Re: The alternative proposal
Daphne Preston-Kendal 26 Jan 2025 18:01 UTC
Why ought I to have to pull out a random number generator – and hope I don’t lose the seed lottery – when the memory manager is perfectly capable of giving me a symbol which is guaranteed not to have the same location as any other symbol?

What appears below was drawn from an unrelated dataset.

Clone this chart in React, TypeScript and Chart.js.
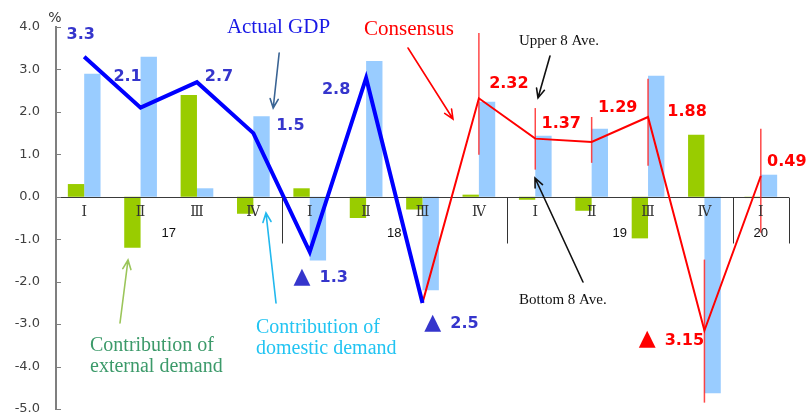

Incidentally, if your reading of R6RS is correct in that it forbids uninterned symbols, that (a) is yet another argument that the R6RS’s ban on extensions was harmful, even beyond the bounds of the libraries it defines; and (b) means that there is, to my knowledge, not a single conformant implementation of the R6RS, because all of them have uninterned symbols.
Daphne
> On 26 Jan 2025, at 17:13, Marc Nieper-Wißkirchen <xxxxxx@gmail.com> wrote:
>
> I have sketched an alternative proposal that does not need
> uninternedness and doesn't change the semantics of symbols (as given
> in R6RS, for example).
>
> You can find it here: https://github.com/mnieper/gensyms
>
> This proposal addresses concerns raised by Antero, John, Shiro, and
> myself while allowing the use cases sketched by Daphne and Wolfgang.
>
> As it happens, the proposal can be implemented portably, given a
> random source (e.g. /dev/random). A native implementation that creates
> random symbol names lazily would be more efficient, though.